The government has announced its temporary tariff regime, “designed to minimise costs to business and consumers while protecting vulnerable industries.” This is certainly debatable.
Without a deal, the UK would have to revert to “WTO terms”, which has various ramifications. Possibly the most important of which means it would have to apply tariffs and trading terms equally to all member countries and trading blocs unless it has preferential trade deals with them.
Under a temporary scheme, 87% of all UK imports by value would be eligible for zero-tariff access, up from 80% currently. 82% of imports from the EU would be tariff-free, down from 100% now, whilst 92% of imports from the rest of the world would see no border duties applied, up from 56% currently.
The full temporary tariffs list is available here and a comparison of new tariffs with the EU’s preferential rates is available here. UK meat and dairy producers would be protected by tariffs, although these would be lower than the EU’s preferential tariff rates. Tariffs would apply to ceramics products, but lower on average than now. Whilst some clothing and textiles imports from the EU will be up to 12% higher, the average tariff rate for that category is expected to fall. Chemical tariffs meanwhile would drop to an average of 0.1% from around 4.6% currently and steel tariffs would be cut to zero.

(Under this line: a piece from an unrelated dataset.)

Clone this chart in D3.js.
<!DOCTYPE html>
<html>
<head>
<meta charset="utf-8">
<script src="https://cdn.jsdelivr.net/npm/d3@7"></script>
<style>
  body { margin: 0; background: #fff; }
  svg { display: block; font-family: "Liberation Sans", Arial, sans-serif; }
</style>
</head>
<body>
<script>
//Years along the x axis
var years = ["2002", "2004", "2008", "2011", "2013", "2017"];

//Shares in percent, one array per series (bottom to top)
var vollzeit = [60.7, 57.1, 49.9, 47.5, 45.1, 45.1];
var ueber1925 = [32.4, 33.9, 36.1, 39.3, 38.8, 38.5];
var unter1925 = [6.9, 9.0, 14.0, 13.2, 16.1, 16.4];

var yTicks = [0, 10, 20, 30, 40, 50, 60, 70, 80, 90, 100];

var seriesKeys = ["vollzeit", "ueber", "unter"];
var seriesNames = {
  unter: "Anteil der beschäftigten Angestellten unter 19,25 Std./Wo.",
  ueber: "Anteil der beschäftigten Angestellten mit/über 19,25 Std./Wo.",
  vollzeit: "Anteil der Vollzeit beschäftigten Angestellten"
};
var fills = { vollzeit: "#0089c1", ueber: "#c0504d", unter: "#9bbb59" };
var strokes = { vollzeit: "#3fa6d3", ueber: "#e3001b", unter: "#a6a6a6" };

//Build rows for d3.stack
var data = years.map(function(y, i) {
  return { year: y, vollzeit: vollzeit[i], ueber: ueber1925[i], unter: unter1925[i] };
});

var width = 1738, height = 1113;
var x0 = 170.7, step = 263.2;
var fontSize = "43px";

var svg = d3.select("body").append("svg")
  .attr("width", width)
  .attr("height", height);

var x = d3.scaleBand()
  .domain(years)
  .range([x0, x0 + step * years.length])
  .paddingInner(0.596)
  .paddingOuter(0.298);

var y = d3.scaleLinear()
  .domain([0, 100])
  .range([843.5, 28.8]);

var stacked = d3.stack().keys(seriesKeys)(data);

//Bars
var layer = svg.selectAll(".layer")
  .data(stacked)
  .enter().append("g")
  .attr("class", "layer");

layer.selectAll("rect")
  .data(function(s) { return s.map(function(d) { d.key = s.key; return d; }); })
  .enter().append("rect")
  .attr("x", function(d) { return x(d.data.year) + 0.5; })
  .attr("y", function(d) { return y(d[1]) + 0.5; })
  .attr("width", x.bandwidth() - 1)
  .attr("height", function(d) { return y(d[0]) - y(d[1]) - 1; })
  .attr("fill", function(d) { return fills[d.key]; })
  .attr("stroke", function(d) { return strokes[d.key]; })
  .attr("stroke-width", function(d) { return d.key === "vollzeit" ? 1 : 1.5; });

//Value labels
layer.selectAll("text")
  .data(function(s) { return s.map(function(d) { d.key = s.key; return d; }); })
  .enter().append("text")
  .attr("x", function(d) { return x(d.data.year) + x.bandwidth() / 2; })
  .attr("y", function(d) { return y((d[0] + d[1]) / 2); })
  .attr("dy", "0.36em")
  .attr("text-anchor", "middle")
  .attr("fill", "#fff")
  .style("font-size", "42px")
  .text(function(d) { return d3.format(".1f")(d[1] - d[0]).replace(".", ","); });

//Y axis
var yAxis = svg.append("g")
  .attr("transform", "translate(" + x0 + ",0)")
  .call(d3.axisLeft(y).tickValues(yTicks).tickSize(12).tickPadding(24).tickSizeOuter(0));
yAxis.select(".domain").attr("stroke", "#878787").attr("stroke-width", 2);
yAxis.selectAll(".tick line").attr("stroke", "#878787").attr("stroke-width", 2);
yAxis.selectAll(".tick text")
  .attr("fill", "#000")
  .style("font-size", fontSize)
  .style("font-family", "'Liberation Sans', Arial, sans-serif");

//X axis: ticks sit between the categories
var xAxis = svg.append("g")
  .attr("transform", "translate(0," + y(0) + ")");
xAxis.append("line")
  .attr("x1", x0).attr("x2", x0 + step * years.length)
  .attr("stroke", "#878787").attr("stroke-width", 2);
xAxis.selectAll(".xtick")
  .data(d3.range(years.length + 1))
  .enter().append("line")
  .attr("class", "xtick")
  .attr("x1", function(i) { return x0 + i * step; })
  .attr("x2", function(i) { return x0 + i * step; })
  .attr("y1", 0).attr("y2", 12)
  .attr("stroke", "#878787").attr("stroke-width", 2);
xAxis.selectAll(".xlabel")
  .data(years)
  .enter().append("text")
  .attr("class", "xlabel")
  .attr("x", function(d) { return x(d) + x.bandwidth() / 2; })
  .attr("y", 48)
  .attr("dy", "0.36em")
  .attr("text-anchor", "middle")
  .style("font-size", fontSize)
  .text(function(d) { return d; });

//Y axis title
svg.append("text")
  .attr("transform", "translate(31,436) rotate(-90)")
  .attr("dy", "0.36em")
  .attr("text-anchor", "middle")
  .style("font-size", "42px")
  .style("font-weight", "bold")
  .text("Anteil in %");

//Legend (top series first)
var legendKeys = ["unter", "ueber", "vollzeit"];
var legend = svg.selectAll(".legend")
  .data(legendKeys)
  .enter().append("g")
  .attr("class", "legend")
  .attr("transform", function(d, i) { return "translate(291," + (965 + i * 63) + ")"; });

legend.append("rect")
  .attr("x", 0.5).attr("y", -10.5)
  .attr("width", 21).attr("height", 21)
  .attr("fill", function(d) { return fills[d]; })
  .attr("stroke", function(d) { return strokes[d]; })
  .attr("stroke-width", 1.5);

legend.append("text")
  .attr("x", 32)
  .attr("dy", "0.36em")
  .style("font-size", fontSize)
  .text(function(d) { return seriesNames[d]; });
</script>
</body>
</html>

Automotive parts imported from the EU will be tariff free. This appears to be good news but given the non-tariff barriers in place if no deal is agreed, it is no cause for celebration. Delays at ports would, according to Society of Motor Manufacturers and Traders Chief Executive Mike Hawes, render “just-in-time manufacturing impossible”. Finished vehicle imports will attract a 10% tariff, which might provide some limited protection for UK manufacturing plants, but could still harm UK parts producers. Ford for example, which makes engines in the UK, claims it would be hit twice by a no-deal Brexit, with its products being taxed on import into the EU for final assembly, then taxed again once that car is imported back into the UK for sale.

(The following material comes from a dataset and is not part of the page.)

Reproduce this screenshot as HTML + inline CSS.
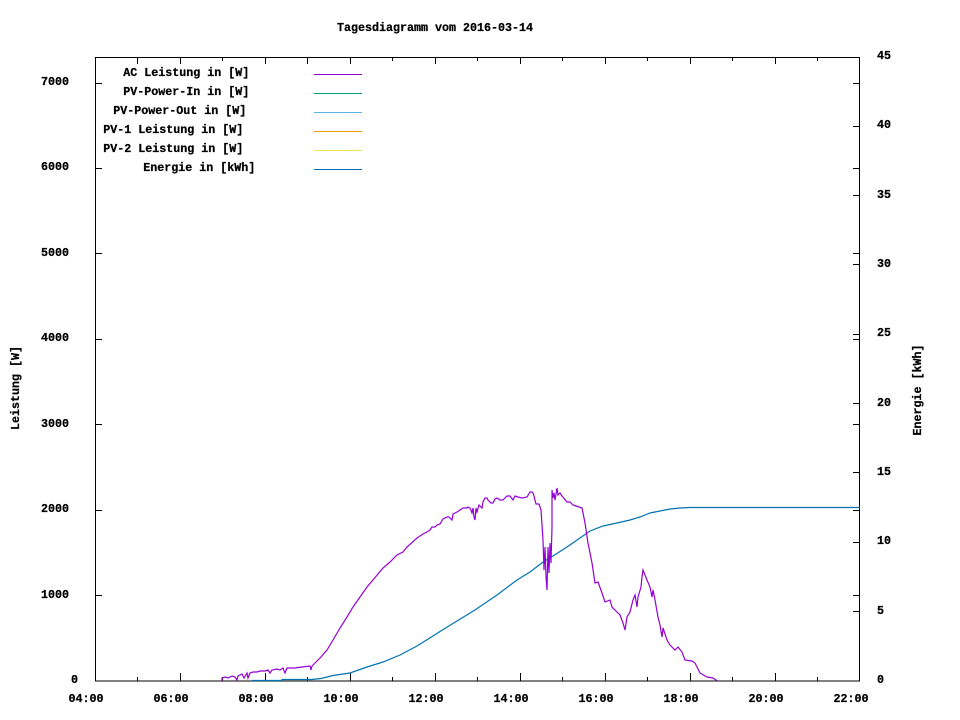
<!DOCTYPE html>
<html>
<head>
<meta charset="utf-8">
<style>
  html,body{margin:0;padding:0;background:#fff;}
  svg{display:block;}
  text{font-family:"Liberation Mono","DejaVu Sans Mono",monospace;font-size:11.67px;font-weight:bold;fill:#000;stroke:#000;stroke-width:0.25px;}
</style>
</head>
<body>
<svg width="960" height="720" viewBox="0 0 960 720" xmlns="http://www.w3.org/2000/svg">
  <rect x="0" y="0" width="960" height="720" fill="#fff"/>

  <!-- Title -->
  <text x="337" y="31" textLength="196" lengthAdjust="spacingAndGlyphs">Tagesdiagramm vom 2016-03-14</text>

  <!-- Frame -->
  <g shape-rendering="crispEdges" stroke="#000" stroke-width="1" fill="none">
    <rect x="95.5" y="57.5" width="764" height="623.5"/>
    <path d="M95 595.5h7M95 510.5h7M95 424.5h7M95 339.5h7M95 253.5h7M95 168.5h7M95 83.5h7"/>
    <path d="M853 595.5h7M853 510.5h7M853 424.5h7M853 339.5h7M853 253.5h7M853 168.5h7M853 83.5h7"/>
    <path d="M853 611.5h7M853 542.5h7M853 472.5h7M853 403.5h7M853 334.5h7M853 264.5h7M853 195.5h7M853 126.5h7"/>
    <path d="M137.5 681v-4M180.5 681v-8M222.5 681v-4M265.5 681v-8M307.5 681v-4M350.5 681v-8M392.5 681v-4M435.5 681v-8M477.5 681v-4M520.5 681v-8M562.5 681v-4M605.5 681v-8M647.5 681v-4M690.5 681v-8M732.5 681v-4M775.5 681v-8M817.5 681v-4"/>
    <path d="M137.5 57v7M180.5 57v7M222.5 57v4M265.5 57v7M307.5 57v7M350.5 57v7M392.5 57v4M435.5 57v7M477.5 57v4M520.5 57v7M562.5 57v4M605.5 57v7M647.5 57v4M690.5 57v7M732.5 57v4M775.5 57v7M817.5 57v4"/>
  </g>

  <!-- Left y labels -->
  <text x="71" y="683">0</text>
  <text x="41" y="598" textLength="28" lengthAdjust="spacingAndGlyphs">1000</text>
  <text x="41" y="512" textLength="28" lengthAdjust="spacingAndGlyphs">2000</text>
  <text x="41" y="427" textLength="28" lengthAdjust="spacingAndGlyphs">3000</text>
  <text x="41" y="341" textLength="28" lengthAdjust="spacingAndGlyphs">4000</text>
  <text x="41" y="256" textLength="28" lengthAdjust="spacingAndGlyphs">5000</text>
  <text x="41" y="170" textLength="28" lengthAdjust="spacingAndGlyphs">6000</text>
  <text x="41" y="85" textLength="28" lengthAdjust="spacingAndGlyphs">7000</text>

  <!-- Right y2 labels -->
  <text x="877" y="683">0</text>
  <text x="877" y="614">5</text>
  <text x="877" y="544">10</text>
  <text x="877" y="475">15</text>
  <text x="877" y="406">20</text>
  <text x="877" y="336">25</text>
  <text x="877" y="267">30</text>
  <text x="877" y="198">35</text>
  <text x="877" y="128">40</text>
  <text x="877" y="59">45</text>

  <!-- X labels -->
  <text x="68.5" y="702" textLength="35" lengthAdjust="spacingAndGlyphs">04:00</text>
  <text x="153.5" y="702" textLength="35" lengthAdjust="spacingAndGlyphs">06:00</text>
  <text x="238.5" y="702" textLength="35" lengthAdjust="spacingAndGlyphs">08:00</text>
  <text x="323.5" y="702" textLength="35" lengthAdjust="spacingAndGlyphs">10:00</text>
  <text x="408.5" y="702" textLength="35" lengthAdjust="spacingAndGlyphs">12:00</text>
  <text x="493.5" y="702" textLength="35" lengthAdjust="spacingAndGlyphs">14:00</text>
  <text x="578.5" y="702" textLength="35" lengthAdjust="spacingAndGlyphs">16:00</text>
  <text x="663.5" y="702" textLength="35" lengthAdjust="spacingAndGlyphs">18:00</text>
  <text x="748.5" y="702" textLength="35" lengthAdjust="spacingAndGlyphs">20:00</text>
  <text x="833.5" y="702" textLength="35" lengthAdjust="spacingAndGlyphs">22:00</text>

  <!-- Axis titles -->
  <text transform="translate(19,388) rotate(-90)" text-anchor="middle">Leistung [W]</text>
  <text transform="translate(921,390) rotate(-90)" text-anchor="middle">Energie [kWh]</text>

  <!-- Legend -->
  <text x="123.3" y="76" textLength="126" lengthAdjust="spacingAndGlyphs">AC Leistung in [W]</text>
  <text x="123.3" y="95" textLength="126" lengthAdjust="spacingAndGlyphs">PV-Power-In in [W]</text>
  <text x="113.3" y="114" textLength="133" lengthAdjust="spacingAndGlyphs">PV-Power-Out in [W]</text>
  <text x="103.3" y="133" textLength="140" lengthAdjust="spacingAndGlyphs">PV-1 Leistung in [W]</text>
  <text x="103.3" y="152" textLength="140" lengthAdjust="spacingAndGlyphs">PV-2 Leistung in [W]</text>
  <text x="143.3" y="171" textLength="112" lengthAdjust="spacingAndGlyphs">Energie in [kWh]</text>
  <g shape-rendering="crispEdges" stroke-width="1">
    <line x1="314" y1="74.5" x2="362" y2="74.5" stroke="#9400d3"/>
    <line x1="314" y1="93.5" x2="362" y2="93.5" stroke="#009e73"/>
    <line x1="314" y1="112.5" x2="362" y2="112.5" stroke="#56b4e9"/>
    <line x1="314" y1="131.5" x2="362" y2="131.5" stroke="#e69f00"/>
    <line x1="314" y1="150.5" x2="362" y2="150.5" stroke="#f0e442"/>
    <line x1="314" y1="169.5" x2="362" y2="169.5" stroke="#0072b2"/>
  </g>

  <!-- Energie curve -->
  <polyline fill="none" stroke="#0072b2" stroke-width="1.2" points="252,680.5 282,680.5 282,679.5 312,679.5 321,678.5 333,675.5 350,673 367,667 383,662 400,655 417,646 425,641 433,636 440,631.5 457,621 475,610 497,595 517,580 530,572 543,562 553,556 567,547 580,538 590,531 603,526 617,523 630,520 640,517 650,513 660,511 670,509 680,508 690,507.5 860,507.5"/>

  <!-- AC Leistung curve -->
  <polyline fill="none" stroke="#9400d3" stroke-width="1.2" stroke-linejoin="miter" points="222,681 222,678 225,677 228,678 232,676 235,677 237,680 238,676 242,674 244,678 247,673 248,678 250,673 253,672 257,672 260,671 265,671 268,670 270,673 272,670 277,669 280,670 283,668 285,673 287,668 295,668 302,667 310,666 311,670 312,666 315,663 320,658 327,650 333,640 340,628 347,617 353,607 360,597 367,587 373,580 383,568 390,562 397,555 403,552 407,547 417,538 423,534 427,532 430,530 432,527 435,527 437,525 440,524 443,519 447,517 449,517 452,520 453,514 457,512 460,510 463,508 467,508 468,507 470,508 472,513 473,508 474,517 475,520 476,508 477,512 479,505 482,508 483,502 485,498 487,498 488,500 491,503 493,503 495,499 497,498 500,500 503,500 507,496 510,496 513,500 515,496 518,497 522,498 527,497 530,492 532,492 533,493 534,496 536,504 539,504 541,510 543,540 544,570 545,547 546,577 547,590 548,547 549,573 550,543 551,563 552,527 552,490 553,498 554,493 555,500 557,488 558,495 560,493 562,496 567,502 570,502 573,505 582,508 585,523 588,543 592,563 595,583 598,582 602,593 605,602 610,600 612,607 617,612 620,615 623,623 625,630 627,617 630,612 633,600 635,595 637,607 638,597 641,587 642,577 643,570 647,580 650,587 652,597 653,590 655,600 658,617 660,625 662,637 663,628 667,640 670,645 675,650 678,647 682,652 685,660 692,661 695,663 700,673 707,677 713,678 716,680 718,681"/>
</svg>
</body>
</html>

Another controversial part of the plans means the UK “will take a temporary approach to avoid new checks and controls on goods at the Northern Ireland land border if the UK leaves the EU without a deal. The UK’s temporary import tariffs will therefore not apply to goods crossing from Ireland into Northern Ireland.” Phil Hogan, EU Commissioner, commented, “We don’t even know if it’s legal and compatible with WTO (World Trade Organization rules), it beggars belief the contradictions in this proposal.” The UK government insists it is legal due to the special circumstances on the island. Nevertheless, the proposals would create a curious situation, where farmers in the Republic of Ireland will see tariffs applied if shipping goods across the Irish sea, but not if goods travel via truck into Northern Ireland. Conversely, Northern Irish farmers may see tariffs applied for goods heading south. It also leaves open the potential for goods to be smuggled from mainland Europe, via the Republic of Ireland, into Northern Ireland and then into Great Britain without attracting tariffs.

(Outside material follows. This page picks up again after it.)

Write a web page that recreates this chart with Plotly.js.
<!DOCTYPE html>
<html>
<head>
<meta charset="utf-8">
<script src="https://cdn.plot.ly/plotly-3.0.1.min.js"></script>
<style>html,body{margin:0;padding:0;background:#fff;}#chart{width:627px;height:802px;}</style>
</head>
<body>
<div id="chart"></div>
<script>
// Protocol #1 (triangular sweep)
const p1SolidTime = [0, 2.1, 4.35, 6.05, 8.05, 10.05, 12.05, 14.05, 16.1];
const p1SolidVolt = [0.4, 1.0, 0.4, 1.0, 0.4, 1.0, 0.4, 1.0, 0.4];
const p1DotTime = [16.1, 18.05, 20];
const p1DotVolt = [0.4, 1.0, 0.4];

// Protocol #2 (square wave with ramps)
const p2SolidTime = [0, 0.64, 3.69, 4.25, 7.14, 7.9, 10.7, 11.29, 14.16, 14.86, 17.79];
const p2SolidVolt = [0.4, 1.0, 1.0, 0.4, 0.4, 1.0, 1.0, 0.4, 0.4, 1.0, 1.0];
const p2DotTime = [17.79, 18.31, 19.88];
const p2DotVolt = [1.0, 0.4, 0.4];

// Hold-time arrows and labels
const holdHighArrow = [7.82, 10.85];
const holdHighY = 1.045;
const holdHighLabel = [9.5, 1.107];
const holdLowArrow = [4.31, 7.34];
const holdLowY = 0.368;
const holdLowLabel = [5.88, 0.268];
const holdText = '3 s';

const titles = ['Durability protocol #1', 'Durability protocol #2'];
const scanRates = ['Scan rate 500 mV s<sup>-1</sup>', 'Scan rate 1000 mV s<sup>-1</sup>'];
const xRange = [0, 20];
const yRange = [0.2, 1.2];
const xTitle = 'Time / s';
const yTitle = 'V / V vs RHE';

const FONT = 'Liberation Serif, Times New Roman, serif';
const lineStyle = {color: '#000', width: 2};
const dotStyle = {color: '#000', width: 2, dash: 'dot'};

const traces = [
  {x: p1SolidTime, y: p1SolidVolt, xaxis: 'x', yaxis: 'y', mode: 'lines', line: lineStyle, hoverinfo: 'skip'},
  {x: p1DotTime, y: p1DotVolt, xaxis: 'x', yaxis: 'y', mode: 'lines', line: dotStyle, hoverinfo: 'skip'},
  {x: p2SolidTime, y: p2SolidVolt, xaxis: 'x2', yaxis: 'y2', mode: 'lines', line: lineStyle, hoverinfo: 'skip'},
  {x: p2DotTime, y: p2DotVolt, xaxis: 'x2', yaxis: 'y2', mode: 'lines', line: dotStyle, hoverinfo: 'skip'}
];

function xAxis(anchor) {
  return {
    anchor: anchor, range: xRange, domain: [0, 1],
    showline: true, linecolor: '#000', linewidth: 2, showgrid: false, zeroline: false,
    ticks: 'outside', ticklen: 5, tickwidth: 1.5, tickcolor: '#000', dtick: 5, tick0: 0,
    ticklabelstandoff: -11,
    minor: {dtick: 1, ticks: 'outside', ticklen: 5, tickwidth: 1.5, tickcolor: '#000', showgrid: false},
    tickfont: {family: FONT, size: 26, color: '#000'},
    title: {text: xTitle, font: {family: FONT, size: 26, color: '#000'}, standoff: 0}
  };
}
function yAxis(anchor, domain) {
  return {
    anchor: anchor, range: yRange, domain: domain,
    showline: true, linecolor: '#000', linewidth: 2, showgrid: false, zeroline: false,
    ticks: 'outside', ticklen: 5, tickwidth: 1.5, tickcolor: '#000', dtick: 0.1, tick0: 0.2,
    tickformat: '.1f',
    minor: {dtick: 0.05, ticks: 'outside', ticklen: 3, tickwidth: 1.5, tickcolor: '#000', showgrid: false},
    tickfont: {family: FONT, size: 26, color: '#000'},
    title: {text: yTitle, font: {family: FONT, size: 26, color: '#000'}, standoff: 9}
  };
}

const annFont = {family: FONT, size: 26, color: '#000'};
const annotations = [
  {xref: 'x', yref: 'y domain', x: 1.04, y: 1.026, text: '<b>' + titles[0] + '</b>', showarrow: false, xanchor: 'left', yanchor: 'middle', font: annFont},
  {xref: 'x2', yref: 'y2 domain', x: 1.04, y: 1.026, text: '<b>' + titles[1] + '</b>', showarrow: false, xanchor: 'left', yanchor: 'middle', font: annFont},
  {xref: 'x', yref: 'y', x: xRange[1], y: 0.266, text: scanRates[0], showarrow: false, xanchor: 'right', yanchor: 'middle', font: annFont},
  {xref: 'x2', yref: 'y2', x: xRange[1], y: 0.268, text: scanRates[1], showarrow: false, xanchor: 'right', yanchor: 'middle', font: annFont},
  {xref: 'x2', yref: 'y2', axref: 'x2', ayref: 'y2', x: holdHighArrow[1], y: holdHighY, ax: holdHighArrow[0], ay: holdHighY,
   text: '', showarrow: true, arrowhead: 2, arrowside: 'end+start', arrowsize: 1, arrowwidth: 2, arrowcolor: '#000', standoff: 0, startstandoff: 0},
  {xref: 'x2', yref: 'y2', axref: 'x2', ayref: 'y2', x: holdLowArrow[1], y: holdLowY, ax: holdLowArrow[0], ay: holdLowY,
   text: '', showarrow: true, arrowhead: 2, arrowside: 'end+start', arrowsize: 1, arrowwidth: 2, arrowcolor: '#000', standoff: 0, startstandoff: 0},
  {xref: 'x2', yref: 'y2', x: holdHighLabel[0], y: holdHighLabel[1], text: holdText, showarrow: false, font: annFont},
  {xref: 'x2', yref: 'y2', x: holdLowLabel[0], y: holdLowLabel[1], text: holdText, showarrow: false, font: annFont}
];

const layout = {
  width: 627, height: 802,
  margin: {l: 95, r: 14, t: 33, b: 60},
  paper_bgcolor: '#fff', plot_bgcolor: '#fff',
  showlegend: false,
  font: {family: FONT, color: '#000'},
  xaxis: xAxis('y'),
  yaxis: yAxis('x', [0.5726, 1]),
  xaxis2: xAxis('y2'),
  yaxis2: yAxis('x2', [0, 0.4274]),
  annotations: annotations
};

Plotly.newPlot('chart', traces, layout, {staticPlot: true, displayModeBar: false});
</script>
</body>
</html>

The regime, it should be re-emphasised, would be strictly temporary. The government will monitor the impact that tariffs have on the economy over time. However, this does show a potential framework for how Britain would trade with the rest of the world in the future. The UK’s decision to cut such a substantial amount of tariffs opens itself up to markets from the rest of the world. Whether or not Brexit is indeed an internationalist cause can be debated. However, these proposals do represent a substantial liberalisation in trade policy.
That being said, in order to sign Free Trade Agreements that benefit UK exporters, it needs a strong negotiating position. Its unilateral liberalisation weakens this position. What incentive does a trading partner have to reduce its tariffs for UK exports when the UK’s tariffs are already low or non-existent?